** Material for this exercise **

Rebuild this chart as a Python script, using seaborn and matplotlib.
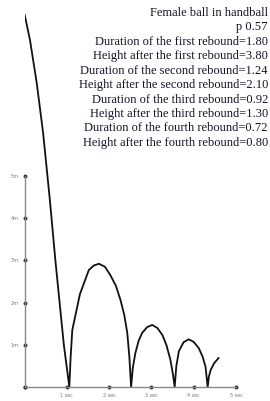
import matplotlib
matplotlib.use("Agg")
import matplotlib.pyplot as plt
import seaborn as sns

# ball height (m) against time (sec)
times = [0.0, 0.13, 0.29, 0.44, 0.60, 0.73, 0.83, 0.93, 1.06,
         1.09, 1.13, 1.31, 1.52, 1.64, 1.76, 1.90, 2.03, 2.16, 2.27, 2.36, 2.43, 2.48, 2.52,
         2.56, 2.62, 2.70, 2.78, 2.90, 3.02, 3.14, 3.26, 3.36, 3.45, 3.51, 3.55,
         3.59, 3.65, 3.76, 3.88, 4.00, 4.12, 4.21, 4.28, 4.33,
         4.36, 4.40, 4.48, 4.59]
heights = [8.84, 8.22, 7.2, 6.02, 4.43, 3.0, 2.0, 1.0, 0.0,
           0.7, 1.35, 2.2, 2.77, 2.88, 2.92, 2.85, 2.65, 2.40, 2.06, 1.70, 1.28, 0.70, 0.0,
           0.45, 0.80, 1.10, 1.28, 1.42, 1.47, 1.40, 1.23, 0.98, 0.64, 0.30, 0.0,
           0.50, 0.85, 1.06, 1.13, 1.07, 0.92, 0.72, 0.48, 0.0,
           0.25, 0.40, 0.56, 0.69]

x_ticks = [0, 1, 2, 3, 4, 5]
x_labels = ["", "1 sec", "2 sec", "3 sec", "4 sec", "5 sec"]
y_ticks = [0, 1, 2, 3, 4, 5]
y_labels = ["", "1m", "2m", "3m", "4m", "5m"]

info_lines = [
    "Female ball in handball",
    "p 0.57",
    "Duration of the first rebound=1.80",
    "Height after the first rebound=3.80",
    "Duration of the second rebound=1.24",
    "Height after the second rebound=2.10",
    "Duration of the third rebound=0.92",
    "Height after the third rebound=1.30",
    "Duration of the fourth rebound=0.72",
    "Height after the fourth rebound=0.80",
]

sns.set_style("white")
plt.rcParams["font.family"] = ["DejaVu Sans"]

W, H = 270, 401
fig = plt.figure(figsize=(W / 100, H / 100), dpi=100)
px_x = 42.3
px_y = 42.2
x0, y0 = 24.5, 387
ax = fig.add_axes([x0 / W, (H - y0) / H, 5 * px_x / W, 9 * px_y / H])

sns.lineplot(x=times, y=heights, sort=False, estimator=None,
             color="#111111", linewidth=1.3, ax=ax)

ax.set_xlim(0, 5)
ax.set_ylim(0, 9)
for side in ["top", "right"]:
    ax.spines[side].set_visible(False)
ax.spines["left"].set_bounds(0, 5)
ax.spines["bottom"].set_bounds(0, 5)
for side in ["left", "bottom"]:
    ax.spines[side].set_color("#888888")
    ax.spines[side].set_linewidth(1.0)

ax.set_xticks(x_ticks)
ax.set_xticklabels(x_labels)
ax.set_yticks(y_ticks)
ax.set_yticklabels(y_labels)
ax.tick_params(length=0, labelsize=3.5, labelcolor="#777777", pad=4)
for tick in ax.xaxis.get_major_ticks() + ax.yaxis.get_major_ticks():
    tick.tick1line.set_marker("o")
    tick.tick1line.set_markersize(2)
    tick.tick1line.set_color("#333333")
    tick.tick1line.set_visible(True)
ax.set_xlabel("")
ax.set_ylabel("")

fig.text(268 / W, 1 - 7 / H, "\n".join(info_lines), ha="right", va="top",
         multialignment="right", family="Liberation Serif", fontsize=9,
         color="#14142a", linespacing=1.27)

fig.savefig("out.png", dpi=100)
plt.close(fig)
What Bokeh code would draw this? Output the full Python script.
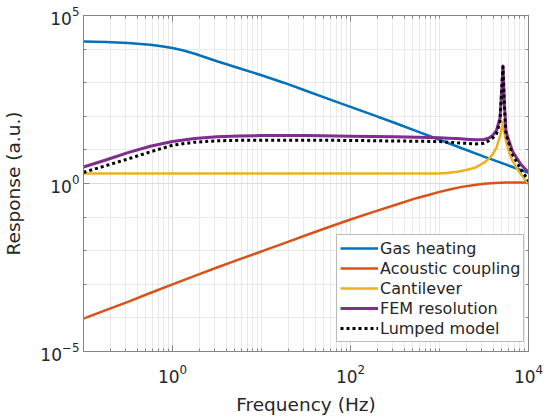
from bokeh.plotting import figure
from bokeh.models import FixedTicker, LogAxis, Legend, LegendItem, CustomJSTickFormatter
from bokeh.embed import file_html
from bokeh.resources import INLINE

# ---- data (Hz, arbitrary units) ----
freq_gas = [0.1, 0.178, 0.316, 0.562, 0.750, 1.0, 1.33, 1.78, 2.37, 3.16, 5.62, 10,
            17.8, 31.6, 56.2, 100, 178, 316, 562, 1000, 1778, 3162, 5623, 10000]
gas_heating = [1.68e4, 1.62e4, 1.51e4, 1.35e4, 1.22e4, 1.08e4, 9120, 7244, 5623, 4365,
               2692, 1660, 1000, 575, 331, 191, 110, 63.1, 35.5, 20.0, 11.2, 6.31,
               3.63, 2.09]

freq_acoustic = [0.1, 0.178, 0.316, 0.562, 1.0, 1.78, 3.16, 5.62, 10, 17.8, 31.6,
                 56.2, 100, 178, 316, 562, 750, 1000, 1334, 1778, 2371, 3162, 4217,
                 5623, 7499, 10000]
acoustic_coupling = [9.5e-5, 1.7e-4, 3.0e-4, 5.5e-4, 1.0e-3, 1.78e-3, 3.16e-3, 5.5e-3,
                     9.5e-3, 0.0166, 0.0288, 0.050, 0.085, 0.141, 0.229, 0.372, 0.457,
                     0.562, 0.676, 0.794, 0.891, 0.977, 1.035, 1.07, 1.08, 1.08]

freq_fine = [0.1, 0.178, 0.316, 0.562, 1.0, 1.78, 3.16, 5.62, 10, 31.6, 100, 316, 1000,
             1259, 1585, 1995, 2512, 3162, 3631, 3981, 4365, 4786, 5012, 5164, 5370,
             5585, 6026, 6607, 7413, 8204, 9120, 10000]
cantilever = [2.0, 2.0, 2.0, 2.0, 2.0, 2.0, 2.0, 2.0, 2.0, 2.0, 2.0, 2.0, 2.0,
              2.09, 2.24, 2.51, 2.95, 4.17, 5.62, 7.59, 11.7, 25.1, 44.7, 66.1, 31.6,
              18.2, 8.91, 4.68, 2.82, 1.91, 1.32, 0.955]
fem_resolution = [3.09, 5.01, 8.32, 12.9, 17.8, 21.9, 24.5, 26.0, 26.6, 26.6, 25.7,
                  24.5, 22.9, 22.4, 21.9, 20.9, 20.0, 20.4, 22.9, 27.5, 38.0, 89.1, 676,
                  3162, 219, 35.5, 18.6, 9.12, 5.62, 3.72, 2.75, 2.14]
lumped_model = [2.14, 3.39, 5.37, 8.71, 13.8, 17.0, 18.6, 19.3, 19.5, 19.5, 19.1, 18.4,
                17.8, 17.0, 16.2, 15.7, 15.1, 15.8, 19.1, 22.9, 30.2, 70.8, 676, 2951,
                178, 28.5, 15.5, 7.33, 4.27, 2.63, 1.74, 1.20]

x_major = [1, 100, 10000]
y_major = [1e-5, 1, 1e5]

FONT = "DejaVu Sans"
AX = "#858585"
TXT = "#262626"

x_minor = [m * 10.0 ** e for e in range(-1, 4) for m in range(1, 10)]
x_minor = [v for v in x_minor if all(abs(v - t) > 1e-9 * t for t in x_major)]
y_minor = [10.0 ** e for e in range(-5, 6)]
y_minor = [v for v in y_minor if all(abs(v - t) > 1e-9 * t for t in y_major)]

xt = FixedTicker(ticks=x_major, minor_ticks=x_minor)
yt = FixedTicker(ticks=y_major, minor_ticks=y_minor)

p = figure(width=550, height=417, x_axis_type="log", y_axis_type="log",
           x_range=(0.1, 1e4), y_range=(1e-5, 1e5),
           output_backend="svg", toolbar_location=None,
           min_border_left=78, min_border_right=22, min_border_top=15, min_border_bottom=63,
           x_axis_label="Frequency (Hz)", y_axis_label="Response (a.u.)")
p.outline_line_color = AX
p.background_fill_color = "white"
p.border_fill_color = "white"

for ax in (p.xaxis[0], p.yaxis[0]):
    ax.axis_line_color = AX
    ax.major_tick_line_color = AX
    ax.minor_tick_line_color = AX
    ax.major_tick_in = 6
    ax.major_tick_out = 0
    ax.minor_tick_in = 3
    ax.minor_tick_out = 0
    ax.major_label_text_font = FONT
    ax.major_label_text_font_size = "17px"
    ax.major_label_text_color = TXT
    ax.axis_label_text_font = FONT
    ax.axis_label_text_font_size = "18.5px"
    ax.axis_label_text_font_style = "normal"
    ax.axis_label_text_color = TXT
p.xaxis[0].ticker = xt
p.yaxis[0].ticker = yt
p.xaxis[0].major_label_standoff = 12
p.xaxis[0].axis_label_standoff = 8
p.yaxis[0].major_label_standoff = 4
p.yaxis[0].axis_label_standoff = 13

p.xgrid.ticker = xt
p.ygrid.ticker = yt
for g in (p.xgrid[0], p.ygrid[0]):
    g.grid_line_color = "#dcdcdc"
    g.minor_grid_line_color = "#e9e9e9"

for place, tk in (("right", yt), ("above", xt)):
    a = LogAxis(ticker=tk, axis_line_color=AX, major_tick_line_color=AX,
                minor_tick_line_color=AX, major_tick_in=6, major_tick_out=0,
                minor_tick_in=3, minor_tick_out=0,
                formatter=CustomJSTickFormatter(code="return ''"),
                major_label_standoff=0)
    p.add_layout(a, place)

r1 = p.line(freq_gas, gas_heating, line_color="#0072BD", line_width=2.5)
r2 = p.line(freq_acoustic, acoustic_coupling, line_color="#D95319", line_width=2.5)
r3 = p.line(freq_fine, cantilever, line_color="#EDB120", line_width=2.5, line_join="round")
r4 = p.line(freq_fine, fem_resolution, line_color="#7E2F8E", line_width=3, line_join="round")
r5 = p.line(freq_fine, lumped_model, line_color="black", line_width=3, line_dash="3 3",
            line_join="round")

legend = Legend(items=[LegendItem(label="Gas heating", renderers=[r1]),
                       LegendItem(label="Acoustic coupling", renderers=[r2]),
                       LegendItem(label="Cantilever", renderers=[r3]),
                       LegendItem(label="FEM resolution", renderers=[r4]),
                       LegendItem(label="Lumped model", renderers=[r5])],
                location=(253, 9))
legend.label_text_font = FONT
legend.label_text_font_size = "16px"
legend.label_text_color = TXT
legend.glyph_width = 38
legend.glyph_height = 20
legend.label_height = 20
legend.spacing = 0
legend.padding = 3
legend.label_standoff = 2
legend.margin = 0
legend.border_line_color = "#777777"
legend.background_fill_alpha = 1
p.add_layout(legend)

open("out.html", "w").write(file_html(p, INLINE))
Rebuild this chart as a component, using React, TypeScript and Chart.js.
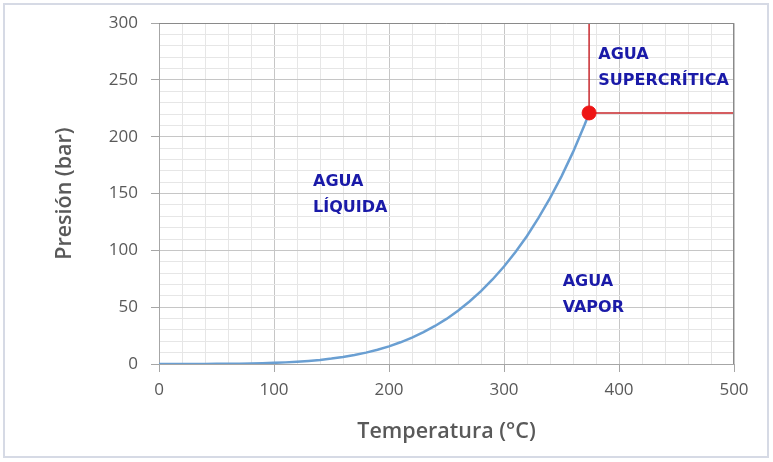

** Goal **
Pull out every line containing "matplotlib".

** Answer to this exercise **
Rebuild this chart as a Python script, using seaborn and matplotlib.
import matplotlib
matplotlib.use("Agg")
import matplotlib.pyplot as plt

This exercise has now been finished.